Back in my FAR FAR AWAY YOUTH IN 2005, when Krista and I transferred from the Greyhound we’d taken from Portland to Denver onto the Amtrak that’d take us from Denver to Chicago — it felt downright FANCY. The chairs were so luxurious, the passengers had bathed, the bathrooms were accessible! Then there was that train I took from New York to Chicago in ’04 where I got drunk from Sutter Home with that Isreali girl and we talked in Hebrew and then somehow I ended up making out with this guy Ian in the bathroom or something, I don’t know, it was Sutter Home, we were the only youths on the train.
Anyhow back to me, here, now. I used to be sitting further up but the kid across from me, also upset about the lack of wi-fi, decided to call everyone in the entire state of California to talk about things like Vegas hotels and there being no wi-fi, really loudly, while I was trying to read “Whipping Girl” on my kindle. So now I’ve relocated to the back.
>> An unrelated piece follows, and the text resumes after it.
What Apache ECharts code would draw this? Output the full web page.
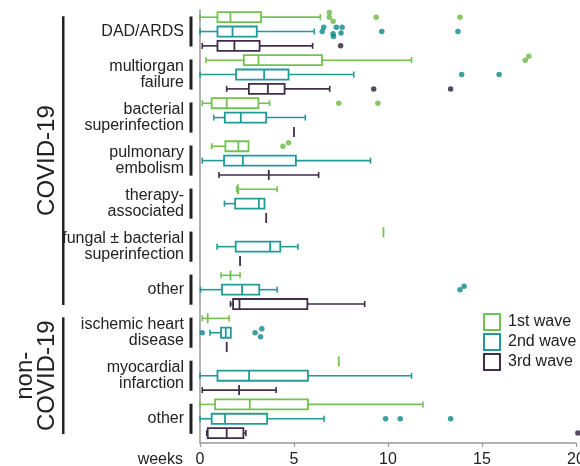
<!DOCTYPE html>
<html>
<head>
<meta charset="utf-8">
<script src="https://cdn.jsdelivr.net/npm/echarts@6/dist/echarts.min.js"></script>
<style>html,body{margin:0;padding:0;background:#fff}#c{width:580px;height:466px}</style>
</head>
<body>
<div id="c"></div>
<script>
// ---- data ----
const categories = ['DAD/ARDS', 'multiorgan\nfailure', 'bacterial\nsuperinfection', 'pulmonary\nembolism',
  'therapy-\nassociated', 'fungal ± bacterial\nsuperinfection', 'other',
  'ischemic heart\ndisease', 'myocardial\ninfarction', 'other'];
const groupNames = ['COVID-19', 'non-\nCOVID-19'];
const groupSizes = [7, 3];
const waves = ['1st wave', '2nd wave', '3rd wave'];
const xTicks = [0, 5, 10, 15, 20];

// [min, Q1, median, Q3, max] per category (null = not drawn)
const wave1 = [
  [0.0, 0.93, 1.62, 3.25, 6.4],
  [0.32, 2.33, 3.11, 6.49, 11.25],
  [0.12, 0.62, 1.42, 3.11, 3.7],
  [0.62, 1.35, 2.04, 2.58, 2.58],
  [1.95, null, 2.02, null, 4.1],
  [null, null, 9.76, null, null],
  [1.12, null, 1.62, null, 2.13],
  [0.12, null, 0.41, null, 1.55],
  [null, null, 7.38, null, null],
  [0.0, 0.8, 2.65, 5.74, 11.86]
];
const wave2 = [
  [0.0, 0.93, 1.73, 3.02, 6.08],
  [0.0, 1.92, 3.41, 4.71, 8.18],
  [0.73, 1.32, 2.17, 3.52, 5.6],
  [0.12, 1.28, 2.28, 5.1, 9.07],
  [1.3, 1.87, 3.13, 3.43, 3.43],
  [0.91, 1.9, 3.73, 4.27, 5.21],
  [0.03, 1.17, 2.24, 3.15, 4.11],
  [0.53, 1.12, 1.37, 1.64, 1.64],
  [0.0, 0.93, 2.61, 5.74, 11.25],
  [0.0, 0.62, 1.33, 3.57, 6.6]
];
const wave3 = [
  [0.12, 0.93, 1.83, 3.17, 5.99],
  [1.42, 2.6, 3.61, 4.5, 6.9],
  [null, null, 5.0, null, null],
  [1.01, null, 3.66, null, 6.31],
  [null, null, 3.52, null, null],
  [null, null, 2.13, null, null],
  [1.62, 1.76, 2.1, 5.71, 8.76],
  [null, null, 1.42, null, null],
  [0.12, null, 2.08, null, 4.05],
  [0.36, 0.41, 1.42, 2.31, 2.44]
];
// outliers: [category index, weeks]
const outliers1 = [[0, 6.88], [0, 6.88], [0, 7.08], [0, 9.37], [0, 13.83], [1, 17.3], [1, 17.49],
  [2, 7.38], [2, 9.46], [3, 4.41], [3, 4.71]];
const outliers2 = [[0, 6.58], [0, 6.5], [0, 7.25], [0, 7.56], [0, 7.08], [0, 7.1], [0, 7.5], [0, 9.67], [0, 13.72],
  [1, 13.92], [1, 15.91], [6, 13.83], [6, 14.05], [7, 0.12], [7, 2.93], [7, 3.29], [7, 3.22],
  [9, 9.87], [9, 10.65], [9, 13.33]];
const outliers3 = [[0, 7.48], [1, 9.24], [1, 13.33], [9, 20.1]];
// vertical jitter of overlapping outliers (in rows)
const jitter1 = [-0.32, 0, 0.28, 0, 0, 0, -0.28, 0, 0, 0, -0.24];
const jitter2 = [-0.3, 0, -0.3, -0.3, 0.15, 0.34, 0.1, 0, 0, 0, 0, 0, -0.24, 0, 0, -0.28, 0.28, 0, 0, 0];
const jitter3 = [0, 0, 0, 0];

// ---- styles ----
const boxColors = ['#72c24f', '#239a97', '#3f2d49'];
const dotColors = ['#6bb843', '#0b8886', '#2c1d36'];
const FONT = 'Liberation Sans, Arial, sans-serif';
const statsAll = [wave1, wave2, wave3];
const outAll = [outliers1, outliers2, outliers3];
const jitAll = [jitter1, jitter2, jitter3];

function makeRender(stats, color) {
  return function (params, api) {
    const row = api.value(0);
    const s = stats[params.dataIndex];
    const mn = s[0], q1 = s[1], md = s[2], q3 = s[3], mx = s[4];
    const y = api.coord([0, row])[1];
    const px = v => api.coord([v, row])[0];
    const bh = api.size([0, 0.7])[1];
    const ch = api.size([0, 0.42])[1];
    const ch_ = [];
    const hasBox = q1 != null && q3 != null;
    const lo = hasBox ? q1 : md, hi = hasBox ? q3 : md;
    function seg(x1, y1, x2, y2, w) {
      ch_.push({ type: 'line', shape: { x1, y1, x2, y2 }, style: { stroke: color, lineWidth: w || 1.6 } });
    }
    if (mn != null && mn < lo) {
      seg(px(mn), y, px(lo), y);
      seg(px(mn), y - ch / 2, px(mn), y + ch / 2);
    }
    if (mx != null && mx > hi) {
      seg(px(hi), y, px(mx), y);
      seg(px(mx), y - ch / 2, px(mx), y + ch / 2);
    }
    if (hasBox) {
      ch_.push({ type: 'rect', shape: { x: px(q1), y: y - bh / 2, width: px(q3) - px(q1), height: bh },
        style: { stroke: color, lineWidth: 1.8, fill: 'rgba(255,255,255,0)' } });
    }
    if (md != null) seg(px(md), y - bh / 2, px(md), y + bh / 2, 1.8);
    return { type: 'group', children: ch_ };
  };
}

const series = [];
waves.forEach((w, wi) => {
  series.push({
    name: w, type: 'custom', clip: false,
    itemStyle: { color: boxColors[wi] },
    encode: { x: 1, y: 0 },
    renderItem: makeRender(statsAll[wi], boxColors[wi]),
    data: statsAll[wi].map((s, ci) => [ci * 3 + wi, s[2]])
  });
  series.push({
    name: w, type: 'scatter', clip: false, symbolSize: 5.5,
    itemStyle: { color: dotColors[wi] },
    data: outAll[wi].map((o, k) => [o[1], o[0] * 3 + wi + jitAll[wi][k]])
  });
});

// category bars
series.push({
  type: 'custom', clip: false, silent: true,
  renderItem: function (params, api) {
    const c = api.value(0);
    const p1 = api.coord([0, c * 3 - 0.05]);
    const p2 = api.coord([0, c * 3 + 2.05]);
    return { type: 'rect', shape: { x: p1[0] - 10.5, y: p1[1], width: 3, height: p2[1] - p1[1] },
      style: { fill: '#222' } };
  },
  data: categories.map((c, i) => [i])
});
// group lines + labels
const groupStart = [];
groupSizes.reduce((acc, n) => { groupStart.push(acc); return acc + n; }, 0);
series.push({
  type: 'custom', clip: false, silent: true,
  renderItem: function (params, api) {
    const gi = params.dataIndex;
    const r0 = groupStart[gi] * 3, r1 = (groupStart[gi] + groupSizes[gi]) * 3 - 1;
    const p1 = api.coord([0, r0]);
    const p2 = api.coord([0, r1]);
    const lx = p1[0] - 138;
    return { type: 'group', children: [
      { type: 'rect', shape: { x: lx, y: p1[1] - 1, width: 2.5, height: p2[1] - p1[1] + 2 }, style: { fill: '#222' } },
      { type: 'text', x: lx - 3, y: (p1[1] + p2[1]) / 2, rotation: Math.PI / 2,
        style: { text: groupNames[gi], x: 0, y: 0, align: 'center', verticalAlign: 'bottom',
          font: '24px ' + FONT, lineHeight: 22.5, fill: '#222' } }
    ] };
  },
  data: groupNames.map((g, i) => [i])
});

const chart = echarts.init(document.getElementById('c'), null, { renderer: 'canvas' });
chart.setOption({
  animation: false,
  backgroundColor: '#fff',
  textStyle: { fontFamily: FONT },
  grid: { left: 200, right: 4, top: 10, bottom: 23, containLabel: false, outerBoundsMode: 'none' },
  legend: {
    orient: 'vertical', left: 483, top: 313, padding: 0,
    itemWidth: 16, itemHeight: 16, itemGap: 2,
    textStyle: { fontSize: 16, lineHeight: 16, color: '#222', fontFamily: FONT, padding: [0, 0, 0, 3] },
    data: waves.map((w, i) => ({ name: w, icon: 'rect',
      itemStyle: { color: 'rgba(255,255,255,0)', borderColor: boxColors[i], borderWidth: 2 } }))
  },
  xAxis: {
    type: 'value', position: 'bottom', min: xTicks[0], max: xTicks[xTicks.length - 1], interval: 5,
    name: 'weeks', nameLocation: 'start', nameGap: 17,
    nameTextStyle: { fontSize: 16, color: '#222', verticalAlign: 'top', padding: [9, 0, 0, 0] },
    axisLine: { onZero: false, lineStyle: { color: '#9a9a9a', width: 1.5 } },
    axisTick: { show: true, length: 4, lineStyle: { color: '#9a9a9a', width: 1.2 } },
    axisLabel: { fontSize: 16, color: '#222', margin: 9 },
    splitLine: { show: false }
  },
  yAxis: {
    type: 'value', inverse: true, min: -0.5, max: 29.69, interval: 0.5,
    axisLine: { show: true, onZero: false, lineStyle: { color: '#9a9a9a', width: 1.5 } },
    axisTick: { show: false },
    splitLine: { show: false },
    axisLabel: {
      fontSize: 16, color: '#222', margin: 16, lineHeight: 15.5, align: 'right',
      formatter: function (v) {
        const r = Math.round(v * 2) / 2;
        if (Number.isInteger(r) && r % 3 === 1) return categories[(r - 1) / 3] || '';
        return '';
      }
    }
  },
  series: series
});
</script>
</body>
</html>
My phone is nearly dead, and so is my will to live.
Things I’ve done so far:
1. Read 51% of Julia Serano’s Whipping Girl in order to heighten my consciousness re: trans misogyny etc, have a lot of feelings
2. Finished Michelle Tea’s Rent Girl (it was good)
3. Took an hour partial-nap, woke up unsatisfied
4. Wrote in my journal for about one minute, ran out of stuff to say, realized my personal life is actually really great right now
5. Tried to find some writing project I could pick up on my hard drive, realized everything I’ve written post-2006 is in google docs, got depressed looking at how much shit i’ve written that’ll never see the light of day
6. Found a random episode of Transgeneration on my itunes, watched it
7. Watched three 45-minute shows of “Download: The True Story of the Internet,” learned about the invention of google, facebook, amazon, ebay, the story of the dot-com bubble bursting, etc.
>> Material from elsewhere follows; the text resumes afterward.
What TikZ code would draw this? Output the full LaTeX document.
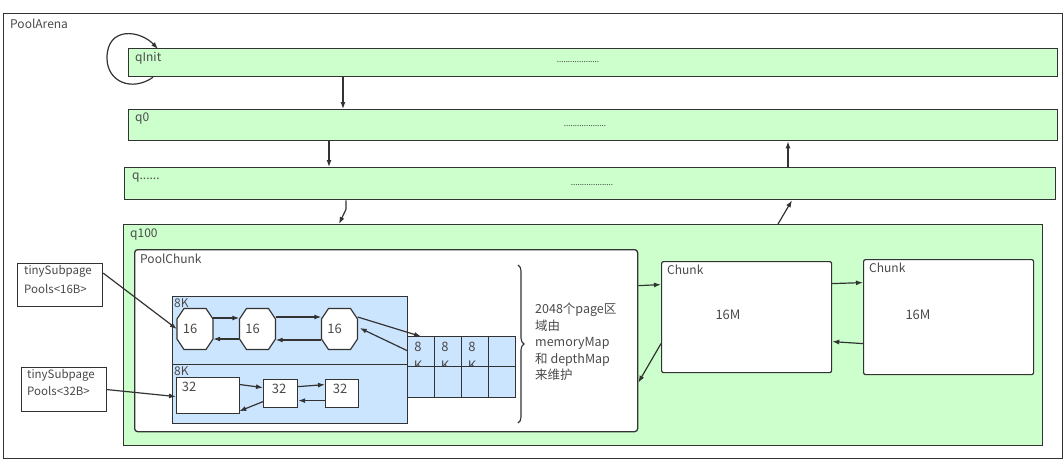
\documentclass[tikz,border=0pt]{standalone}
\usepackage{fontspec}
\setmainfont{Noto Sans CJK SC}
\usetikzlibrary{arrows.meta,calc,decorations.pathreplacing}
\definecolor{gfill}{HTML}{CCFFCC}
\definecolor{bfill}{HTML}{CCE5FF}
\definecolor{ln}{HTML}{333333}
\definecolor{tx}{HTML}{4A4A4A}
\newcommand\octnode[3]{%
  \node[minimum width=36pt, minimum height=41pt, inner sep=0pt] (#1) at (#2,#3) {};
  \draw[draw=ln, line width=1.2pt, fill=white] ($(#1.center)+(-11,-20.5)$) -- ++(22,0) -- ++(7,10.5) -- ++(0,20) -- ++(-7,10.5) -- ++(-22,0) -- ++(-7,-10.5) -- ++(0,-20) -- cycle;
  \node[lbl, anchor=center, font=\fontsize{13}{15}\selectfont] at ($(#1.center)+(-5,0)$) {16};
}
\begin{document}
\begin{tikzpicture}[x=1pt,y=-1pt,
  box/.style={draw=ln, line width=1.3pt, anchor=north west, inner sep=0pt},
  bar/.style={box, fill=gfill},
  wbox/.style={box, fill=white},
  bbox/.style={box, fill=bfill},
  lbl/.style={anchor=west, inner sep=0pt, text=tx, font=\fontsize{12}{14}\selectfont},
  dots/.style={anchor=center, inner sep=0pt, text=ln, font=\fontsize{8}{10}\selectfont},
  arr/.style={draw=ln, line width=1.2pt, -{Latex[length=7pt,width=5pt]}},
]
\useasboundingbox (0,0) rectangle (1063,463);
% outer arena
\node[draw=ln, line width=1pt, anchor=north west, inner sep=0pt, minimum width=1059pt, minimum height=445pt] (arena) at (3,13) {};
\node[lbl] (arenal) at (10,24) {PoolArena};

% bars
\node[bar, minimum width=929pt, minimum height=28pt] (qinit) at (128,48) {};
\node[lbl] (qinitl) at (135,58) {qInit};
\node[dots] (qinitd) at (578,62) {...................};

\node[bar, minimum width=929pt, minimum height=31pt] (q0) at (128,109) {};
\node[lbl] (q0l) at (135,119) {q0};
\node[dots] (q0d) at (585,126) {...................};

\node[bar, minimum width=931pt, minimum height=32pt] (qd) at (124,167) {};
\node[lbl] (qdl) at (132,178) {q......};
\node[dots] (qdd) at (592,185) {...................};

\node[bar, minimum width=919pt, minimum height=221pt] (q100) at (123,224) {};
\node[lbl] (q100l) at (130,235) {q100};

% loop on qInit
\draw[arr] ($(qinit.south west)+(25,0)$) .. controls (132,92) and (107,82) .. (107,58) .. controls (107,26) and (140,30) .. ($(qinit.north west)+(30,1)$);

% vertical arrows
\draw[arr] ($(qinit.south west)+(215,0)$) -- ($(q0.north west)+(215,0)$);
\draw[arr] ($(q0.south west)+(201,0)$) -- ($(qd.north west)+(205,0)$);
\draw[arr] ($(qd.south west)+(222,0)$) -- ++(0,9) -- ($(q100.north west)+(216,0)$);
\draw[arr] ($(q100.north west)+(655,0)$) -- ($(qd.south west)+(668,0)$);
\draw[arr] ($(qd.north west)+(664,0)$) -- ($(q0.south west)+(660,0)$);

% PoolChunk
\node[wbox, rounded corners=3pt, minimum width=503pt, minimum height=182pt] (pc) at (134,249) {};
\node[lbl] (pcl) at (140,259) {PoolChunk};

% blue regions
\node[bbox, minimum width=235pt, minimum height=68pt] (bl1) at (172,296) {};
\node[bbox, minimum width=235pt, minimum height=59pt] (bl2) at (172,364) {};
\node[lbl, font=\fontsize{12}{14}\selectfont] (bl1l) at (174,303) {8K};
\node[lbl, font=\fontsize{12}{14}\selectfont] (bl2l) at (174,371) {8K};

% octagons
\octnode{o1}{195}{329}
\octnode{o2}{257.5}{329}
\octnode{o3}{339.5}{329}

% page cells
\foreach \i/\x in {1/407,2/434,3/461,4/488}{
  \node[bbox, line width=1.1pt, minimum width=27pt, minimum height=30pt] (c\i) at (\x,336) {};
}
\foreach \i in {1,2,3}{
  \node[lbl, anchor=center, font=\fontsize{13}{15}\selectfont] (c\i a) at ($(c\i.center)+(-3,-5)$) {8};
  \node[lbl, anchor=center, font=\fontsize{13}{15}\selectfont] (c\i b) at ($(c\i.center)+(-3,14)$) {K};
}
\foreach \i/\x in {1/407,2/434,3/461,4/488}{
  \node[bbox, line width=1.1pt, minimum width=27pt, minimum height=31pt] (d\i) at (\x,366) {};
}

% 32 boxes
\node[wbox, line width=1.2pt, minimum width=63pt, minimum height=36pt] (b1) at (176,377) {};
\node[wbox, line width=1.2pt, minimum width=34pt, minimum height=28pt] (b2) at (263,379) {};
\node[wbox, line width=1.2pt, minimum width=33pt, minimum height=28pt] (b3) at (325,379) {};
\node[lbl, anchor=center, font=\fontsize{13}{15}\selectfont] (b1l) at (189,387) {32};
\node[lbl, anchor=center, font=\fontsize{13}{15}\selectfont] (b2l) at (279,389) {32};
\node[lbl, anchor=center, font=\fontsize{13}{15}\selectfont] (b3l) at (340,389) {32};

% arrows among octagons
\draw[arr] ($(o1.east)+(0,-11)$) -- ($(o2.west)+(0,-11)$);
\draw[arr] ($(o2.west)+(0,10)$) -- ($(o1.east)+(0,10)$);
\draw[arr] ($(o2.east)+(0,-12)$) -- ($(o3.west)+(0,-12)$);
\draw[arr] ($(o3.west)+(0,11)$) -- ($(o2.east)+(0,11)$);
\draw[arr] ($(o3.east)+(0,-12)$) -- ($(c1.north)+(0,0.5)$);
\draw[arr] ($(c1.west)+(0,-1)$) -- ($(o3.east)+(2,-1)$);

% arrows among 32 boxes
\draw[arr] ($(b1.east)+(0,-11)$) -- ($(b2.west)+(0,-6)$);
\draw[arr] ($(b2.west)+(0,8)$) -- ($(b1.south east)+(-1,-3)$);
\draw[arr] ($(b2.east)+(0,-7)$) -- ($(b3.west)+(0,-9)$);
\draw[arr] ($(b3.west)+(0,7)$) -- ($(b2.east)+(0,7)$);

% tinySubpage boxes
\node[wbox, line width=1.2pt, minimum width=85pt, minimum height=43pt] (t1) at (17,263) {};
\node[lbl, anchor=north west, align=left, font=\fontsize{11.5}{19}\selectfont] (t1l) at (24,265) {tinySubpage\\Pools<16B>};
\node[wbox, line width=1.2pt, minimum width=85pt, minimum height=44pt] (t2) at (21,367) {};
\node[lbl, anchor=north west, align=left, font=\fontsize{11.5}{17.5}\selectfont] (t2l) at (27,369) {tinySubpage\\Pools<32B>};
\draw[arr] ($(t1.east)+(0,-12)$) -- (o1.west);
\draw[arr] ($(t2.east)+(0,0)$) -- ($(b1.west)+(0,1)$);

% brace and text
\draw[draw=ln, line width=1.1pt, decorate, decoration={brace, amplitude=6pt}] (518,265) -- (518,423);
\node[lbl, anchor=north west, align=left, font=\fontsize{12.5}{16.5}\selectfont] (bt) at (535,303) {2048个page区\\域由\\memoryMap\\和 depthMap\\来维护};

% chunks
\node[wbox, rounded corners=2pt, line width=1.2pt, minimum width=170pt, minimum height=111pt] (ch1) at (661,261) {};
\node[lbl] (ch1l) at (667,270) {Chunk};
\node[lbl, anchor=center, font=\fontsize{13}{15}\selectfont] (ch1m) at (728,315) {16M};
\node[wbox, rounded corners=2pt, line width=1.2pt, minimum width=170pt, minimum height=115pt] (ch2) at (863,259) {};
\node[lbl] (ch2l) at (869,268) {Chunk};
\node[lbl, anchor=center, font=\fontsize{13}{15}\selectfont] (ch2m) at (918,315) {16M};

\draw[arr] ($(pc.east)+(0,-55)$) -- ($(ch1.west)+(0,-32.5)$);
\draw[arr] ($(ch1.west)+(0,26.5)$) -- ($(pc.east)+(0,42)$);
\draw[arr] ($(ch1.east)+(0,-33.5)$) -- ($(ch2.west)+(0,-34.5)$);
\draw[arr] ($(ch2.west)+(0,26.5)$) -- ($(ch1.east)+(0,24.5)$);
\end{tikzpicture}
\end{document}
8. Inspired by these episodes, wrote a fierce email in text-edit to my designer & web developer about how I’m gonna flip out if they don’t make progress on one of my 15 brilliant money-making ideas this month, and by “flip out” I mean “be broke”
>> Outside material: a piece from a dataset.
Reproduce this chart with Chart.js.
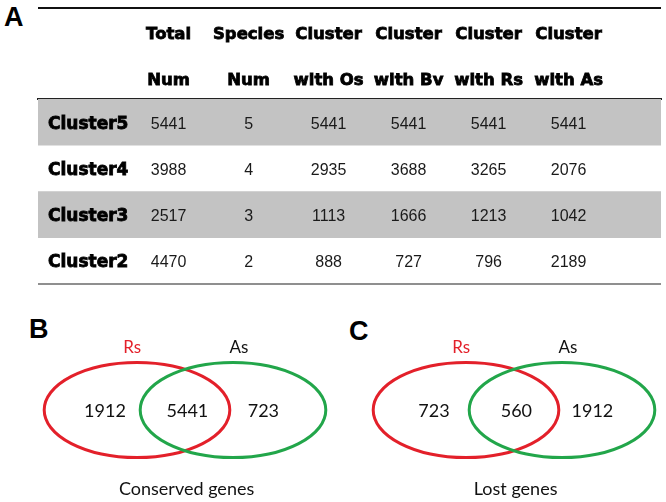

9. Erased the fierce email
10. Experienced 25-30 minutes of solid existential crisis, paranoia, despair, anger w/r/t the Autostraddle Situation
11. Wrote out a plan with “objectives” and “action steps” for one of my 15 brilliant ideas, fantasized about how this might inspire everyone to take action steps
12. G-chatted on my phone with bcw, sent emails on my phone and g-chatted Jess R, who said she flew from NYC to LA in 5 hours, which was great, got a text from Laneia about whiskey I’ll probably never actually drink, realized circa wheneverago that my phone was gonna die and I hadn’t brought a charger
13. Played Trivia Machine until the trial expired
14. Tried to write something about bisexuality, realized maybe I’d already written it, couldn’t check internet to verify
15. Consumed one (1) “cheeseburger” like product which was prepared in a microwave and served in a plastic bag for like 9 dollars, added extra mayo & ketchup, it was terrible
16. Organized all of our Dropbox folders and the folders on my computer
17. Ate pretzels and half a bag of m’n’ms, cost like $15
18. Talked to bcw on the telephone, had to whisper, the reception kept going in and out
In conclusion, I recommend that if you want to get from Point A to Point B, you select ANY form of transportation besides this one. If you want to get from Point A to Point B in the amount of time it’d take you to drive from Point A to Point B four times, then The Coast Starlight is for you.
Everyone I communicated with today was like “why didn’t you take a plane?” and I was like, “why WOULD i take a plane?” Air travel is invasive and complicated and expensive and terrible, surely we could all stand to slow down and actually look at where we’re going sometimes, right?
Fuck you, train. I WAS TRYING TO BE CHILL. [I should have just read about it on yelp.]